Upon further dissection, despite mustering only one win and 50 percent of the loot in the standings, there is evidence that this season was the club’s most productive Rangers raid in the Julien era.
Discounting shootout strikes, the Bruins put six biscuits behind Lundqvist in 2007-08, which featured each party winning a one-on-one round after battling to a couple of scoreless, 65-minute draws. They subsisted on seven strikes to raise the 2-1-1 upper hand the following year, which was highlighted by two 1-0 wins at home.
Remember that those were each in a span of four meetings as opposed to the nine lamp-lighters in three encounters this shortened season.
Naturally, one will glance at Lundqvist’s stats through this first month of the 2012-13 campaign and be skeptical about any meaning to the slightly reversed trend. But after digging beneath the records and into the game logs, go a little further into the box scores and consider the fashion in which Boston has reached that unlikely third tally.

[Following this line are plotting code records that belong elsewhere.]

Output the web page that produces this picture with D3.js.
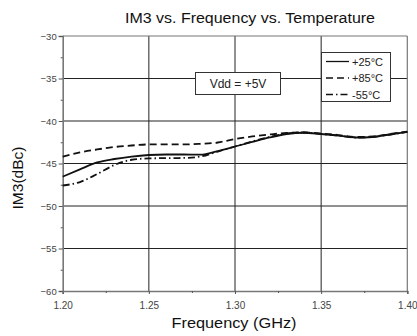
<!DOCTYPE html>
<html><head><meta charset="utf-8">
<script src="https://cdn.jsdelivr.net/npm/d3@7"></script>
<style>body{margin:0;background:#fff}svg{display:block}text{font-family:"Liberation Sans",Arial,sans-serif}</style>
</head><body><svg id="c" width="417" height="336"></svg>
<script>
const freqs = [1.20,1.21,1.22,1.23,1.24,1.25,1.26,1.27,1.28,1.29,1.30,1.31,1.32,1.33,1.34,1.35,1.36,1.37,1.38,1.39,1.40];
const im3_25 = [-46.55,-45.70,-44.88,-44.47,-44.18,-44.00,-43.94,-43.94,-43.96,-43.53,-43.00,-42.47,-41.94,-41.53,-41.38,-41.53,-41.71,-41.94,-41.88,-41.59,-41.29];
const im3_85 = [-44.20,-43.70,-43.35,-43.06,-42.88,-42.76,-42.76,-42.76,-42.68,-42.53,-42.12,-41.82,-41.59,-41.41,-41.35,-41.47,-41.65,-41.88,-41.82,-41.53,-41.24];
const im3_m55 = [-47.59,-47.18,-46.24,-45.18,-44.56,-44.40,-44.37,-44.35,-44.18,-43.59,-43.00,-42.41,-41.88,-41.47,-41.35,-41.53,-41.71,-41.94,-41.88,-41.59,-41.29];
const seriesNames = ["+25\u00B0C","+85\u00B0C","-55\u00B0C"];
const xTicks = [1.20,1.25,1.30,1.35,1.40];
const yTicks = [-30,-35,-40,-45,-50,-55,-60];
const title = "IM3 vs. Frequency vs. Temperature";
const xLabel = "Frequency (GHz)";
const yLabel = "IM3(dBc)";
const note = "Vdd = +5V";

const svg = d3.select("#c");
const L=62.7, R=407.3, T=36, B=291;
const x = d3.scaleLinear().domain([1.2,1.4]).range([L,R]);
const y = d3.scaleLinear().domain([-60,-30]).range([B,T]);

// gridlines
const g = svg.append("g");
g.selectAll(".vg").data(xTicks.slice(1,-1)).join("line")
 .attr("x1",d=>x(d)).attr("x2",d=>x(d)).attr("y1",T).attr("y2",B)
 .attr("stroke","#222").attr("stroke-width",1);
g.selectAll(".hg").data(yTicks.slice(1,-1)).join("line")
 .attr("x1",L).attr("x2",R).attr("y1",d=>y(d)).attr("y2",d=>y(d))
 .attr("stroke","#222").attr("stroke-width",1);

// frame
svg.append("line").attr("x1",L).attr("x2",R).attr("y1",T).attr("y2",T).attr("stroke","#777").attr("stroke-width",1.2);
svg.append("line").attr("x1",R).attr("x2",R).attr("y1",T).attr("y2",B).attr("stroke","#777").attr("stroke-width",1.2);

// axes
const xAxis = d3.axisBottom(x).tickValues(xTicks).tickFormat(d3.format(".2f")).tickSize(3).tickPadding(8);
const ax = svg.append("g").attr("transform",`translate(0,${B})`).call(xAxis);
ax.select(".domain").attr("stroke","#777").attr("stroke-width",1.6);
ax.selectAll(".tick line").attr("stroke","#555");
ax.selectAll("text").attr("font-size",10).attr("fill","#444").attr("font-family","Liberation Sans, Arial, sans-serif");
const axm = svg.append("g").attr("transform",`translate(0,${B})`)
 .call(d3.axisBottom(x).tickValues([1.225,1.275,1.325,1.375]).tickSize(2).tickFormat(""));
axm.select(".domain").remove(); axm.selectAll("line").attr("stroke","#555");

const yAxis = d3.axisLeft(y).tickValues(yTicks).tickFormat(d3.format("d")).tickSize(4).tickPadding(2);
const ay = svg.append("g").attr("transform",`translate(${L},0)`).call(yAxis);
ay.select(".domain").attr("stroke","#777").attr("stroke-width",1.6);
ay.selectAll(".tick line").attr("stroke","#555");
ay.selectAll("text").attr("font-size",9.5).attr("fill","#444").attr("font-family","Liberation Sans, Arial, sans-serif");
const aym = svg.append("g").attr("transform",`translate(${L},0)`)
 .call(d3.axisLeft(y).tickValues([-32.5,-37.5,-42.5,-47.5,-52.5,-57.5]).tickSize(2).tickFormat(""));
aym.select(".domain").remove(); aym.selectAll("line").attr("stroke","#555");

// lines
const line = d3.line().x((d,i)=>x(freqs[i])).y(d=>y(d)).curve(d3.curveMonotoneX);
const dashes = [null,"7,4","7,3,1.5,3"];
[im3_25, im3_85, im3_m55].forEach((s,k)=>{
  svg.append("path").datum(s).attr("d",line).attr("fill","none")
   .attr("stroke","#111").attr("stroke-width",1.8)
   .attr("stroke-dasharray",dashes[k]);
});

// note box
svg.append("rect").attr("x",195.5).attr("y",72.5).attr("width",85).attr("height",22)
 .attr("fill","#fff").attr("stroke","#333").attr("stroke-width",1);
svg.append("text").attr("x",238).attr("y",88).attr("text-anchor","middle")
 .attr("font-size",12).attr("fill","#222").text(note);

// legend
svg.append("rect").attr("x",321.5).attr("y",52.5).attr("width",69).attr("height",49)
 .attr("fill","#fff").attr("stroke","#333").attr("stroke-width",1);
seriesNames.forEach((n,k)=>{
  const yy = 61.5 + k*16.5;
  svg.append("line").attr("x1",326).attr("x2",349).attr("y1",yy).attr("y2",yy)
   .attr("stroke","#111").attr("stroke-width",1.3).attr("stroke-dasharray",dashes[k]);
  svg.append("text").attr("x",352).attr("y",yy+4).attr("font-size",11).attr("fill","#222").text(n);
});

// labels
svg.append("text").attr("x",250).attr("y",23.3).attr("text-anchor","middle")
 .attr("font-size",15.5).attr("textLength",250).attr("lengthAdjust","spacingAndGlyphs")
 .attr("fill","#111").text(title);
svg.append("text").attr("x",234).attr("y",327.5).attr("text-anchor","middle")
 .attr("font-size",14.5).attr("textLength",125).attr("lengthAdjust","spacingAndGlyphs")
 .attr("fill","#111").text(xLabel);
svg.append("text").attr("transform","translate(23,178) rotate(-90)").attr("text-anchor","middle")
 .attr("font-size",14.5).attr("textLength",63).attr("lengthAdjust","spacingAndGlyphs")
 .attr("fill","#111").text(yLabel);
</script></body></html>
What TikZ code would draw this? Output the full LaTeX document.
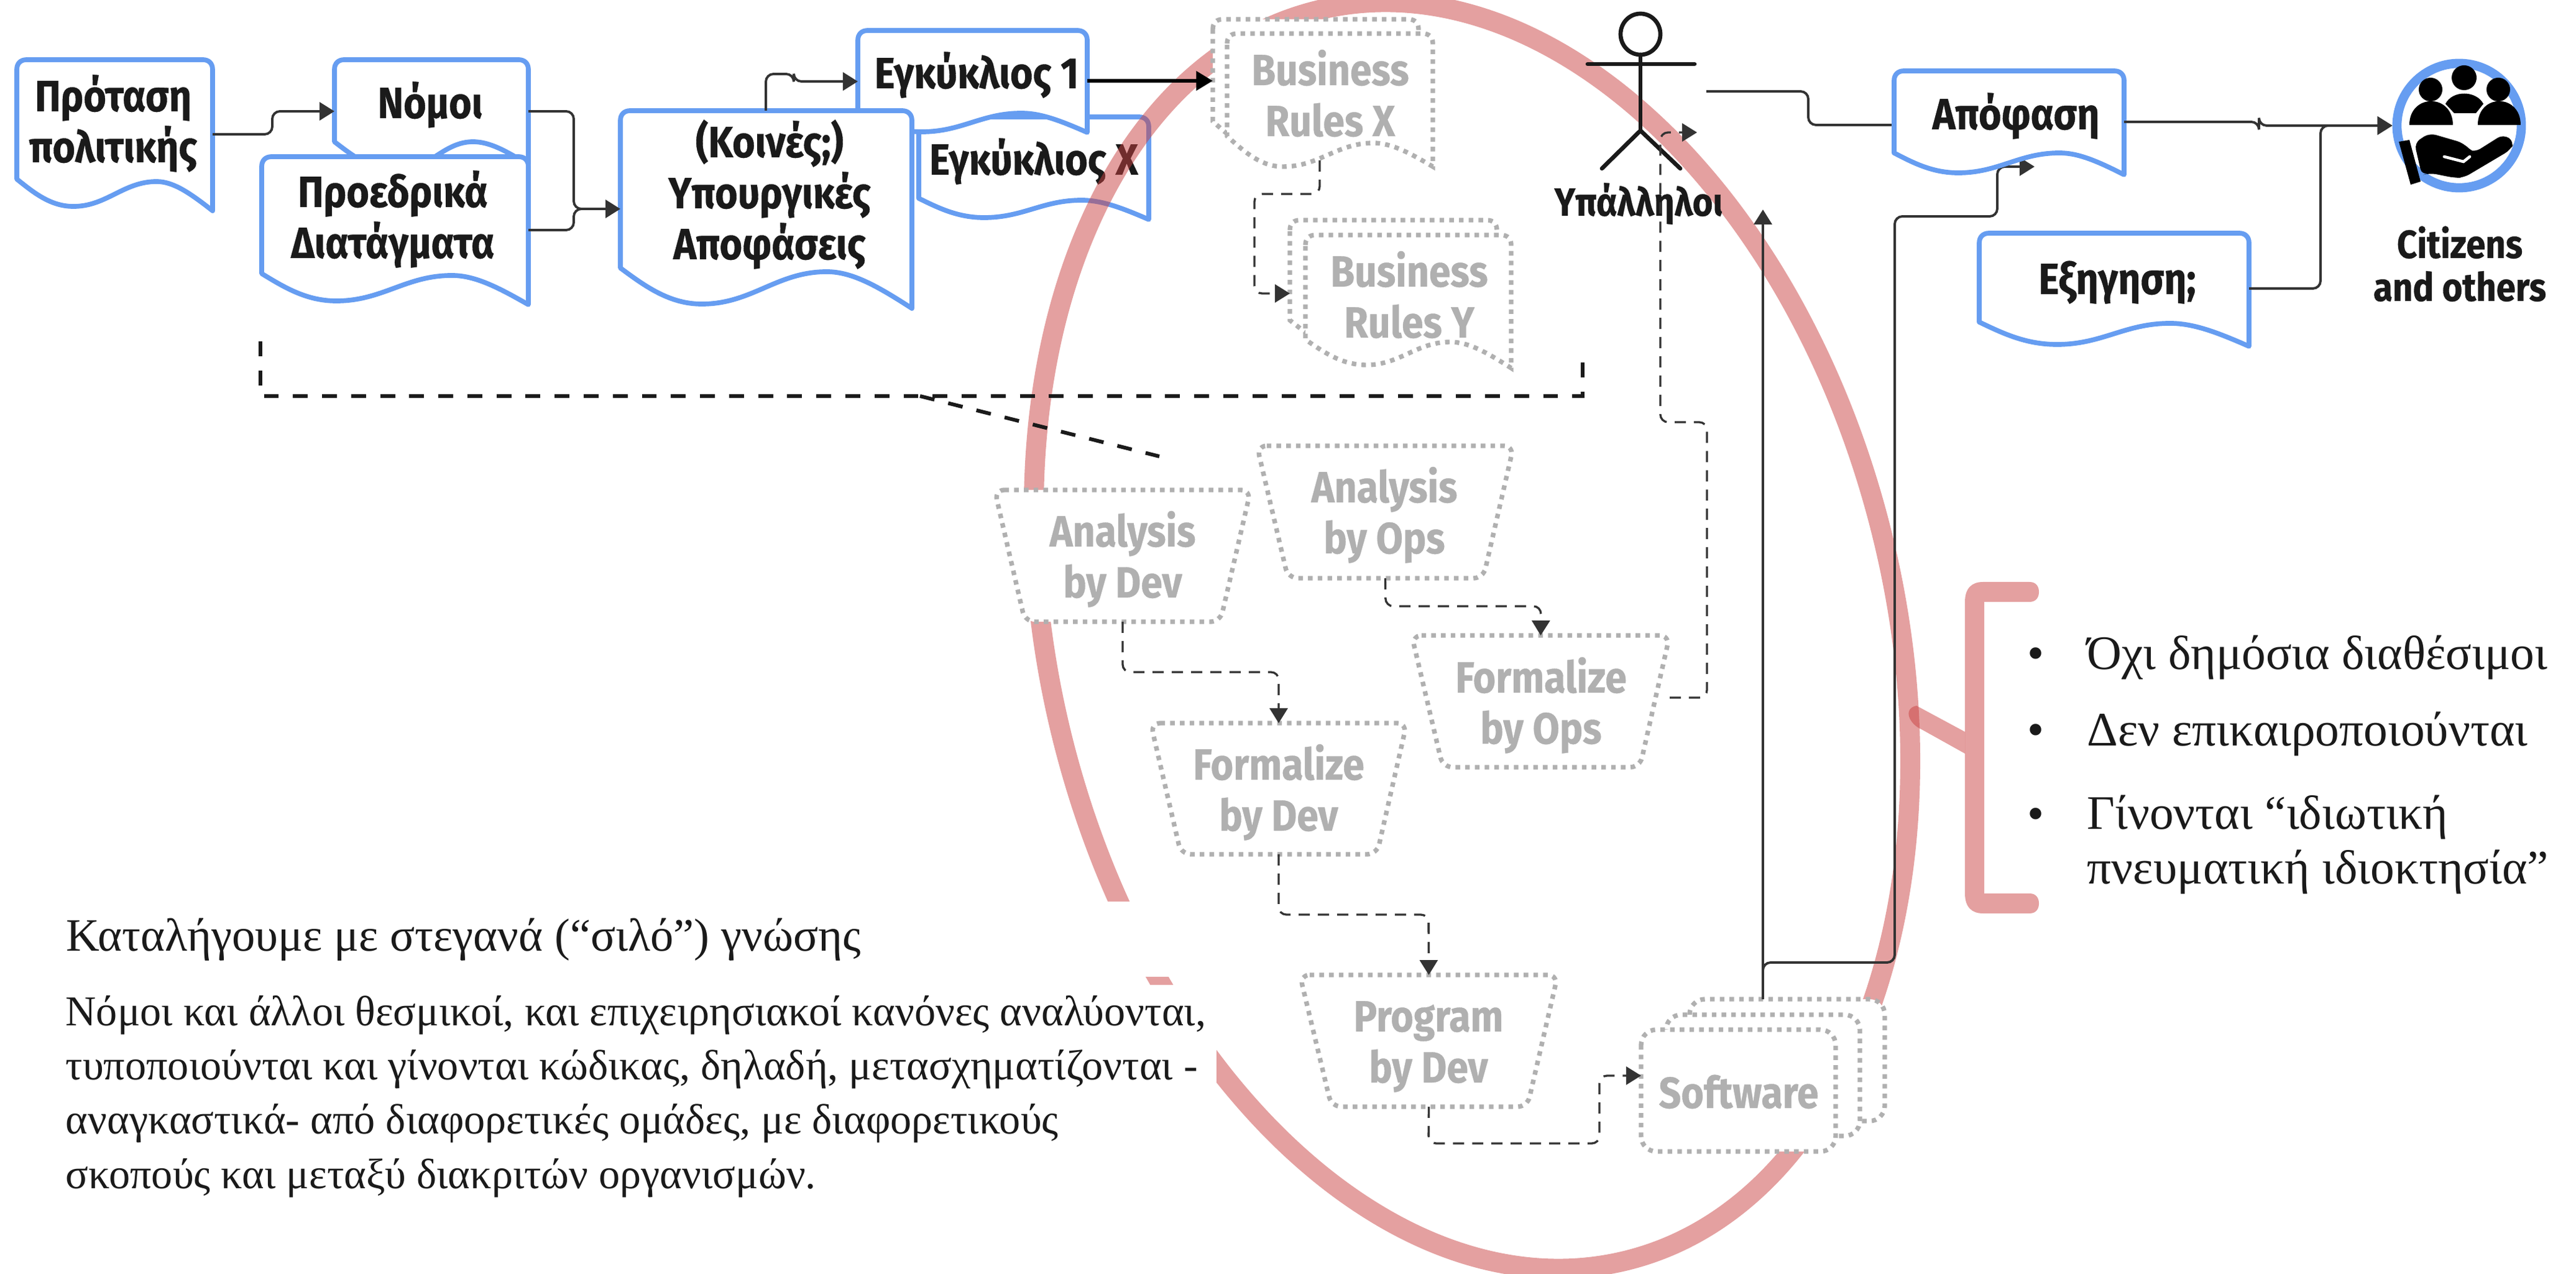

The two regulation ties are the only two times the Bruins have trailed after the first period in their first 11 outings. They are now 2-0-2 when trailing going into the second intermission, and at Tuesday’s 40-minute mark, they had a 2-0 pothole to fill, just as they did at the first intermission during their visit to Manhattan.
Out of those five occasions, and out of seven wins overall, the only two times the Rangers have needed to keep plugging beyond the standard 60-minute slot has been when these Bruins are the adversary.
The 2-0 difference at the start of the second period on Jan. 23 and the eventual 3-0 discrepancy augmented by Anton Stralman at 2:07 of Tuesday’s closing frame are the only multi-goal leads the Rangers have let slip.
Who was the seemingly vanquished opponent to delete both of those deficits? Boston, which has generally limited itself to soccer-type scores through the first quarter of the season. The Bruins have put only one or two pucks behind a contesting crease patroller in six of their first 11 games.
But save for a single regulation loss, when they ironically spilled a 4-3 lead en route to a 7-4 falter against Buffalo, the Boston strike force has perked up when needed. Lundqvist and the Rangers have been the ones safeguarding the multi-goal edge in both of those instances.
By no means is this a sign that the reigning Vezina Trophy winner has relinquished his form. Nor should Boston want to keep falling into the same pattern of digging out of a multi-goal ditch against this team or any other opponent.
In the event of a postseason encounter, Lundqvist could still steal the series. The critical difference now is that, with their output in the regular season, the Bruins have downgraded that scenario from a probability to a possibility.